— START OF AVAILABLE DATA —
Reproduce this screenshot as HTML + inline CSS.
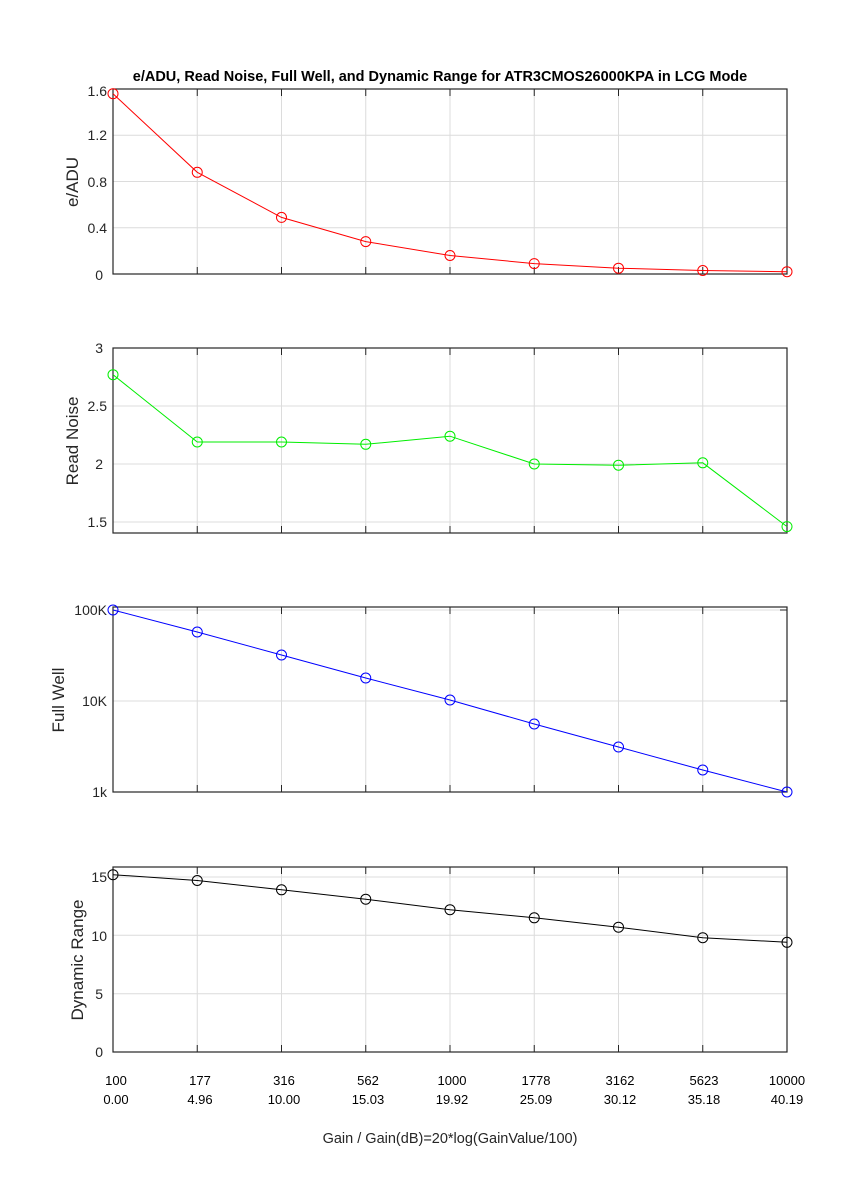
<!DOCTYPE html>
<html><head><meta charset="utf-8"><style>
html,body{margin:0;padding:0;background:#fff;}
svg{display:block;font-family:"Liberation Sans",Arial,sans-serif;}
</style></head><body>
<svg width="867" height="1181" viewBox="0 0 867 1181" xmlns="http://www.w3.org/2000/svg">
<rect width="867" height="1181" fill="#fff"/>
<g stroke="#dcdcdc" stroke-width="1">
<g id="vg">
<line x1="197.25" y1="89" x2="197.25" y2="274"/><line x1="281.5" y1="89" x2="281.5" y2="274"/><line x1="365.75" y1="89" x2="365.75" y2="274"/><line x1="450" y1="89" x2="450" y2="274"/><line x1="534.25" y1="89" x2="534.25" y2="274"/><line x1="618.5" y1="89" x2="618.5" y2="274"/><line x1="702.75" y1="89" x2="702.75" y2="274"/>
</g>
<use href="#vg" y="259"/><use href="#vg" y="518"/><use href="#vg" y="778"/>
<line x1="113" y1="227.8" x2="787" y2="227.8"/><line x1="113" y1="181.5" x2="787" y2="181.5"/><line x1="113" y1="135.3" x2="787" y2="135.3"/>
<line x1="113" y1="406" x2="787" y2="406"/><line x1="113" y1="464" x2="787" y2="464"/><line x1="113" y1="522" x2="787" y2="522"/>
<line x1="113" y1="701" x2="787" y2="701"/><line x1="113" y1="610" x2="787" y2="610"/>
<line x1="113" y1="993.7" x2="787" y2="993.7"/><line x1="113" y1="935.3" x2="787" y2="935.3"/><line x1="113" y1="877" x2="787" y2="877"/>
</g>
<g stroke="#262626" stroke-width="1">
<g id="tk">
<line x1="197.25" y1="274" x2="197.25" y2="267"/><line x1="281.5" y1="274" x2="281.5" y2="267"/><line x1="365.75" y1="274" x2="365.75" y2="267"/><line x1="450" y1="274" x2="450" y2="267"/><line x1="534.25" y1="274" x2="534.25" y2="267"/><line x1="618.5" y1="274" x2="618.5" y2="267"/><line x1="702.75" y1="274" x2="702.75" y2="267"/>
<line x1="197.25" y1="89" x2="197.25" y2="96"/><line x1="281.5" y1="89" x2="281.5" y2="96"/><line x1="365.75" y1="89" x2="365.75" y2="96"/><line x1="450" y1="89" x2="450" y2="96"/><line x1="534.25" y1="89" x2="534.25" y2="96"/><line x1="618.5" y1="89" x2="618.5" y2="96"/><line x1="702.75" y1="89" x2="702.75" y2="96"/>
</g>
<use href="#tk" y="259"/><use href="#tk" y="518"/><use href="#tk" y="778"/>
<line x1="780" y1="701" x2="787" y2="701"/><line x1="780" y1="610" x2="787" y2="610"/>
</g>
<g fill="none" stroke="#262626" stroke-width="1.2">
<rect x="113" y="89" width="674" height="185"/>
<rect x="113" y="348" width="674" height="185"/>
<rect x="113" y="607" width="674" height="185"/>
<rect x="113" y="867" width="674" height="185"/>
</g>
<g fill="none" stroke-width="1">
<polyline stroke="#ff0000" points="113,93.7 197.25,172.3 281.5,217.4 365.75,241.6 450,255.5 534.25,263.6 618.5,268.2 702.75,270.5 787,271.7"/>
<g stroke="#ff0000"><circle cx="113" cy="93.7" r="5"/><circle cx="197.25" cy="172.3" r="5"/><circle cx="281.5" cy="217.4" r="5"/><circle cx="365.75" cy="241.6" r="5"/><circle cx="450" cy="255.5" r="5"/><circle cx="534.25" cy="263.6" r="5"/><circle cx="618.5" cy="268.2" r="5"/><circle cx="702.75" cy="270.5" r="5"/><circle cx="787" cy="271.7" r="5"/></g>
<polyline stroke="#00ee00" points="113,374.7 197.25,442 281.5,442 365.75,444.3 450,436.2 534.25,464 618.5,465.2 702.75,462.8 787,526.6"/>
<g stroke="#00ee00"><circle cx="113" cy="374.7" r="5"/><circle cx="197.25" cy="442" r="5"/><circle cx="281.5" cy="442" r="5"/><circle cx="365.75" cy="444.3" r="5"/><circle cx="450" cy="436.2" r="5"/><circle cx="534.25" cy="464" r="5"/><circle cx="618.5" cy="465.2" r="5"/><circle cx="702.75" cy="462.8" r="5"/><circle cx="787" cy="526.6" r="5"/></g>
<polyline stroke="#0000ff" points="113,610 197.25,632 281.5,655 365.75,678 450,700 534.25,724 618.5,747 702.75,770 787,792"/>
<g stroke="#0000ff"><circle cx="113" cy="610" r="5"/><circle cx="197.25" cy="632" r="5"/><circle cx="281.5" cy="655" r="5"/><circle cx="365.75" cy="678" r="5"/><circle cx="450" cy="700" r="5"/><circle cx="534.25" cy="724" r="5"/><circle cx="618.5" cy="747" r="5"/><circle cx="702.75" cy="770" r="5"/><circle cx="787" cy="792" r="5"/></g>
<polyline stroke="#000" points="113,874.7 197.25,880.5 281.5,889.8 365.75,899.2 450,909.7 534.25,917.8 618.5,927.2 702.75,937.7 787,942.3"/>
<g stroke="#000"><circle cx="113" cy="874.7" r="5"/><circle cx="197.25" cy="880.5" r="5"/><circle cx="281.5" cy="889.8" r="5"/><circle cx="365.75" cy="899.2" r="5"/><circle cx="450" cy="909.7" r="5"/><circle cx="534.25" cy="917.8" r="5"/><circle cx="618.5" cy="927.2" r="5"/><circle cx="702.75" cy="937.7" r="5"/><circle cx="787" cy="942.3" r="5"/></g>
</g>
<text x="440" y="81" text-anchor="middle" font-size="14.5" font-weight="bold" fill="#000">e/ADU, Read Noise, Full Well, and Dynamic Range for ATR3CMOS26000KPA in LCG Mode</text>
<g font-size="14" fill="#262626" text-anchor="end">
<text x="107" y="96">1.6</text><text x="107" y="140">1.2</text><text x="107" y="187">0.8</text><text x="107" y="233">0.4</text><text x="103" y="280">0</text>
<text x="103" y="353">3</text><text x="107" y="411">2.5</text><text x="103" y="469">2</text><text x="107" y="527">1.5</text>
<text x="107" y="615">100K</text><text x="107" y="706">10K</text><text x="107" y="797">1k</text>
<text x="107" y="882">15</text><text x="107" y="941">10</text><text x="103" y="999">5</text><text x="103" y="1057">0</text>
</g>
<g font-size="17" fill="#262626" text-anchor="middle">
<text transform="translate(78,182) rotate(-90)">e/ADU</text>
<text transform="translate(78,441) rotate(-90)">Read Noise</text>
<text transform="translate(64,700) rotate(-90)">Full Well</text>
<text transform="translate(83,960) rotate(-90)">Dynamic Range</text>
</g>
<g font-size="13" fill="#000" text-anchor="middle">
<text x="116" y="1085">100</text><text x="200" y="1085">177</text><text x="284" y="1085">316</text><text x="368" y="1085">562</text><text x="452" y="1085">1000</text><text x="536" y="1085">1778</text><text x="620" y="1085">3162</text><text x="704" y="1085">5623</text><text x="787" y="1085">10000</text>
<text x="116" y="1104">0.00</text><text x="200" y="1104">4.96</text><text x="284" y="1104">10.00</text><text x="368" y="1104">15.03</text><text x="452" y="1104">19.92</text><text x="536" y="1104">25.09</text><text x="620" y="1104">30.12</text><text x="704" y="1104">35.18</text><text x="787" y="1104">40.19</text>
</g>
<text x="450" y="1143" text-anchor="middle" font-size="14.5" fill="#262626">Gain / Gain(dB)=20*log(GainValue/100)</text>
</svg>
</body></html>
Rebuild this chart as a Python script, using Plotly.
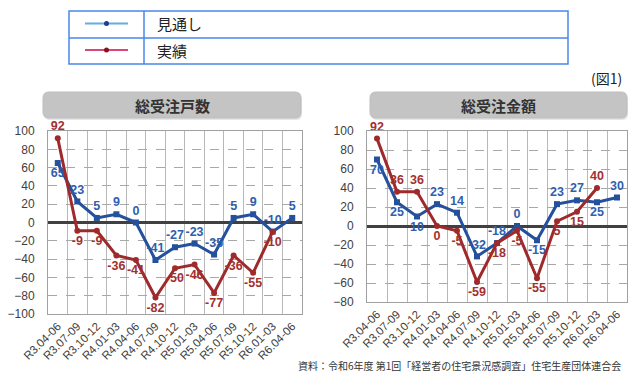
import plotly.graph_objects as go

categories = ["R3.04-06", "R3.07-09", "R3.10-12", "R4.01-03", "R4.04-06", "R4.07-09",
              "R4.10-12", "R5.01-03", "R5.04-06", "R5.07-09", "R5.10-12", "R6.01-03", "R6.04-06"]

# 総受注戸数
units_forecast = [65, 23, 5, 9, 0, -41, -27, -23, -35, 5, 9, -10, 5]
units_actual = [92, -9, -9, -36, -41, -82, -50, -46, -77, -36, -55, -10]
# 総受注金額
amount_forecast = [70, 25, 10, 23, 14, -32, -18, 0, -15, 23, 27, 25, 30]
amount_actual = [92, 36, 36, 0, -5, -59, -18, -5, -55, 5, 15, 40]

units_fc_pos = ["bottom center"] + ["top center"] * 12
units_ac_pos = ["top center"] + ["bottom center"] * 11
amount_fc_pos = ["bottom center", "bottom center", "bottom center", "top center", "top center",
                 "top center", "top center", "top center", "bottom center", "top center",
                 "top center", "bottom center", "top center"]
amount_ac_pos = ["top center", "top center", "top center", "bottom center", "bottom center",
                 "bottom center", "bottom center", "bottom center", "bottom center",
                 "bottom center", "bottom center", "top center"]

BLUE = "#24509c"
RED = "#9e2a2b"
BLUE_T = "#2f5fae"
RED_T = "#a3302f"
FONT = "Noto Sans CJK JP"
OFF = 8  # page body margin
W, H = 640 - 2 * OFF, 383 - 2 * OFF

fig = go.Figure()


def add_series(xa, ya, vals, pos, color, tcolor, symbol):
    fig.add_trace(go.Scatter(
        x=categories[:len(vals)], y=vals, xaxis=xa, yaxis=ya,
        mode="lines+markers+text", text=[str(v) for v in vals], textposition=pos,
        line=dict(color=color, width=3), marker=dict(color=color, size=6, symbol=symbol),
        textfont=dict(color=tcolor, size=12.5, family="Arial", weight="bold"),
        showlegend=False, cliponaxis=False))


add_series("x", "y", units_forecast, units_fc_pos, BLUE, BLUE_T, "square")
add_series("x", "y", units_actual, units_ac_pos, RED, RED_T, "circle")
add_series("x2", "y2", amount_forecast, amount_fc_pos, BLUE, BLUE_T, "square")
add_series("x2", "y2", amount_actual, amount_ac_pos, RED, RED_T, "circle")


def px(x):
    return (x - OFF) / W


def py(y):
    return 1 - (y - OFF) / H


xcommon = dict(type="category", tickson="boundaries", showgrid=True, gridcolor="#b8b8b8",
               gridwidth=1, showline=True, linecolor="#a0a0a0", mirror=True, ticks="",
               tickangle=-45, tickfont=dict(size=11.5, color="#404040", family="Arial"),
               range=[-0.5, 12.5], fixedrange=True, automargin=False)
ycommon = dict(showgrid=True, gridcolor="#a8a8a8", griddash="dash", gridwidth=1,
               zeroline=True, zerolinecolor="#404040", zerolinewidth=2.5,
               showline=True, linecolor="#a0a0a0", mirror=True, ticks="", dtick=20,
               tickfont=dict(size=12, color="#404040", family="Arial"), ticklabelstandoff=10,
               automargin=False, fixedrange=True)

fig.update_layout(
    template="none",
    width=W, height=H, margin=dict(l=0, r=0, t=0, b=0, pad=0),
    paper_bgcolor="white", plot_bgcolor="white",
    font=dict(family=FONT),
    xaxis=dict(domain=[px(48), px(302)], anchor="y", **xcommon),
    yaxis=dict(domain=[py(314), py(131)], anchor="x", range=[-100, 100], **ycommon),
    xaxis2=dict(domain=[px(367), px(627)], anchor="y2", **xcommon),
    yaxis2=dict(domain=[py(302), py(131)], anchor="x2", range=[-80, 100], **ycommon),
)

shapes = []
annotations = []


def rrect(x0, y0, x1, y1, r):
    X0, X1 = px(x0), px(x1)
    Y0, Y1 = py(y0), py(y1)
    rx, ry = r / W, r / H
    return (f"M {X0+rx},{Y0} L {X1-rx},{Y0} Q {X1},{Y0} {X1},{Y0-ry} "
            f"L {X1},{Y1+ry} Q {X1},{Y1} {X1-rx},{Y1} L {X0+rx},{Y1} "
            f"Q {X0},{Y1} {X0},{Y1+ry} L {X0},{Y0-ry} Q {X0},{Y0} {X0+rx},{Y0} Z")


def note(x, y, text, size, color, xanchor="center", yanchor="middle"):
    annotations.append(dict(x=px(x), y=py(y), xref="paper", yref="paper", text=text,
                            showarrow=False, xanchor=xanchor, yanchor=yanchor,
                            font=dict(size=size, color=color, family=FONT)))


# title boxes
for (x0, x1, title) in [(43, 301, "総受注戸数"), (370, 627, "総受注金額")]:
    shapes.append(dict(type="path", xref="paper", yref="paper", path=rrect(x0 + 1, 94, x1 + 1, 120, 6),
                       fillcolor="#e6e6e6", line=dict(width=0)))
    shapes.append(dict(type="path", xref="paper", yref="paper", path=rrect(x0, 92, x1, 118, 6),
                       fillcolor="#c4c4c4", line=dict(color="#bdbdbd", width=1)))
    note((x0 + x1) / 2, 105, f"<b>{title}</b>", 15, "#333333")

# legend table
LB = "#4a86e8"
shapes.append(dict(type="rect", xref="paper", yref="paper", x0=px(69), x1=px(568), y0=py(11), y1=py(64),
                   line=dict(color=LB, width=1.5), fillcolor="white"))
shapes.append(dict(type="line", xref="paper", yref="paper", x0=px(69), x1=px(568), y0=py(38), y1=py(38),
                   line=dict(color=LB, width=1.5)))
shapes.append(dict(type="line", xref="paper", yref="paper", x0=px(144), x1=px(144), y0=py(11), y1=py(64),
                   line=dict(color=LB, width=1.5)))
for yy, lc, dc, label in [(23.5, "#62aee0", "#1f3f8a", "見通し"), (50, "#d9467a", "#8e1020", "実績")]:
    shapes.append(dict(type="line", xref="paper", yref="paper", x0=px(85), x1=px(128), y0=py(yy), y1=py(yy),
                       line=dict(color=lc, width=2)))
    shapes.append(dict(type="circle", xref="paper", yref="paper", x0=px(104), x1=px(109),
                       y0=py(yy + 2.5), y1=py(yy - 2.5), fillcolor=dc, line=dict(width=0)))
    note(155, yy, label, 15, "#222222", "left")

note(624, 78, "(図1)", 14, "#222222", "right")
note(623, 375, "資料：令和6年度 第1回「経営者の住宅景況感調査」住宅生産団体連合会", 10, "#333333",
     "right", "bottom")

fig.update_layout(shapes=shapes, annotations=annotations)
fig.write_html("out.html")
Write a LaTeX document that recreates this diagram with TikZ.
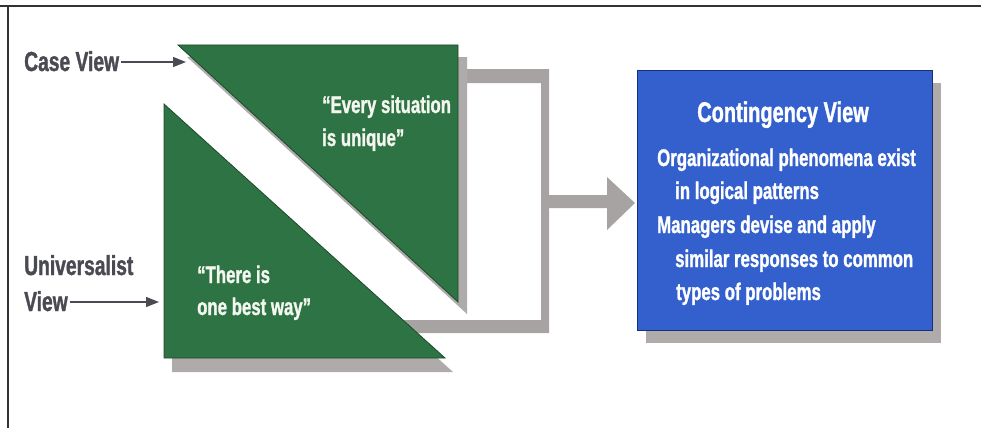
— END OF AVAILABLE DATA —
### AIM OF THE TASK
From the entries above, copy exactly the lines starting at the one with "Rebuild this chart" and stopping at the one with "fig = go.Figure()", keeping both ends. Drop the pictures.

### RESULT BELOW
Rebuild this chart as a Python script, using Plotly.
import plotly.graph_objects as go

categories = ["R3.04-06", "R3.07-09", "R3.10-12", "R4.01-03", "R4.04-06", "R4.07-09",
              "R4.10-12", "R5.01-03", "R5.04-06", "R5.07-09", "R5.10-12", "R6.01-03", "R6.04-06"]

# 総受注戸数
units_forecast = [65, 23, 5, 9, 0, -41, -27, -23, -35, 5, 9, -10, 5]
units_actual = [92, -9, -9, -36, -41, -82, -50, -46, -77, -36, -55, -10]
# 総受注金額
amount_forecast = [70, 25, 10, 23, 14, -32, -18, 0, -15, 23, 27, 25, 30]
amount_actual = [92, 36, 36, 0, -5, -59, -18, -5, -55, 5, 15, 40]

units_fc_pos = ["bottom center"] + ["top center"] * 12
units_ac_pos = ["top center"] + ["bottom center"] * 11
amount_fc_pos = ["bottom center", "bottom center", "bottom center", "top center", "top center",
                 "top center", "top center", "top center", "bottom center", "top center",
                 "top center", "bottom center", "top center"]
amount_ac_pos = ["top center", "top center", "top center", "bottom center", "bottom center",
                 "bottom center", "bottom center", "bottom center", "bottom center",
                 "bottom center", "bottom center", "top center"]

BLUE = "#24509c"
RED = "#9e2a2b"
BLUE_T = "#2f5fae"
RED_T = "#a3302f"
FONT = "Noto Sans CJK JP"
OFF = 8  # page body margin
W, H = 640 - 2 * OFF, 383 - 2 * OFF

fig = go.Figure()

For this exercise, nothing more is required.